Wynn Macau has said it expects its concession will be renewed or extended beyond June 26, 2022.
Macau.- While there’s been no official news, Wynn Macau says it’s confident that authorities will eventually extend its gaming licence beyond the current expiration date of June 26, 2022.
With Macau’s legislative elections will be held on September 12, and relevant public consultation and legal amendments to the gaming law still yet to come, it appears there will be no time to prepare for a re-tendering in time for when licences expire next year. As a result, operators believe extensions are the only option.
Lawrence Ho, Melco’s chairman and CEO, has also said he expects licences to be renewed, while Sands China CEO Wilfred Wong Ying Wai, has said it “is the only alternative at this point.”
In July, Macau’s secretary for economy and finance said a public consultation on gaming law will be held in the second half of this year – a committee of legislators has urged the government to announce an exact date “to avoid causing constant doubts.”
In August, a subcommittee of the Macau Legislative Assembly issued a report with recommendations for the government, suggesting authorities should give more information about changes to the licence criteria and the extension of current gaming concessions.
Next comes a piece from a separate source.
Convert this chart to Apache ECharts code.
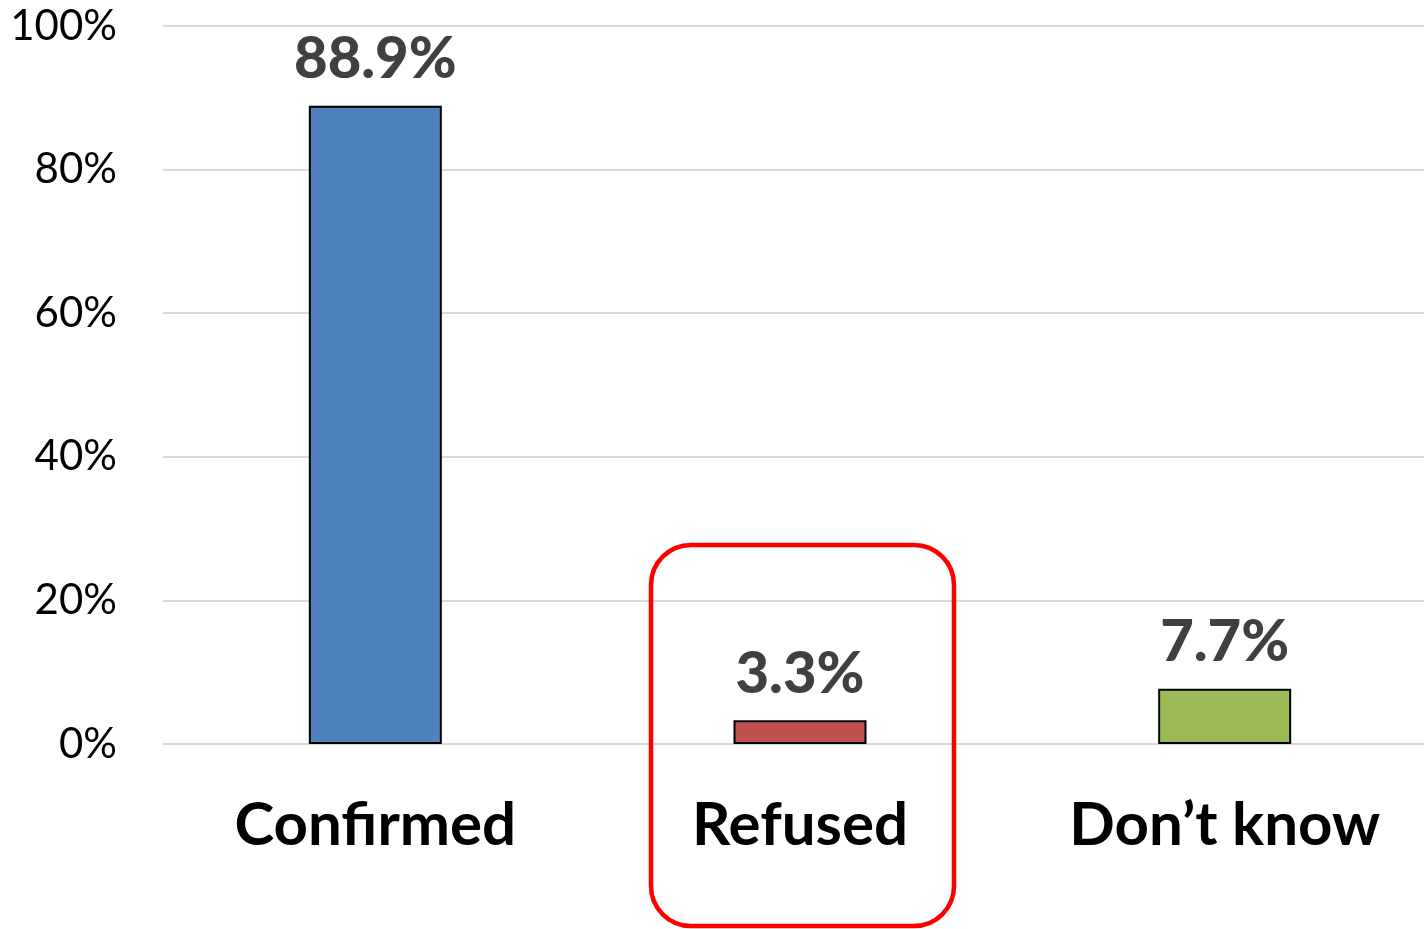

Members also suggested authorities should not rush to renew licences, arguing that this might result in “lower-quality” bids for the city’s gaming rights.
Changes to licence criteria
In April, Lobo Viela released a research paper that said the city’s gaming licence criteria should require “commitments relating to several non-core activities.” The paper noted that Macau is “excessively dependent on tourism and gaming.”
Analysts also suggest there should be a requirement for investment in the Guangdong-Hong Kong-Macau Greater Bay Area (GBA) to create an international world-class tourism destination that recognises the uniqueness of Macau’s cultural and social resources.
Another report entitled “The economic impact of a global pandemic on the tourism economy: the case of COVID-19 and Macao’s destination- and gambling-dependent economy” suggested that state casino operators should turn to online gambling and technology.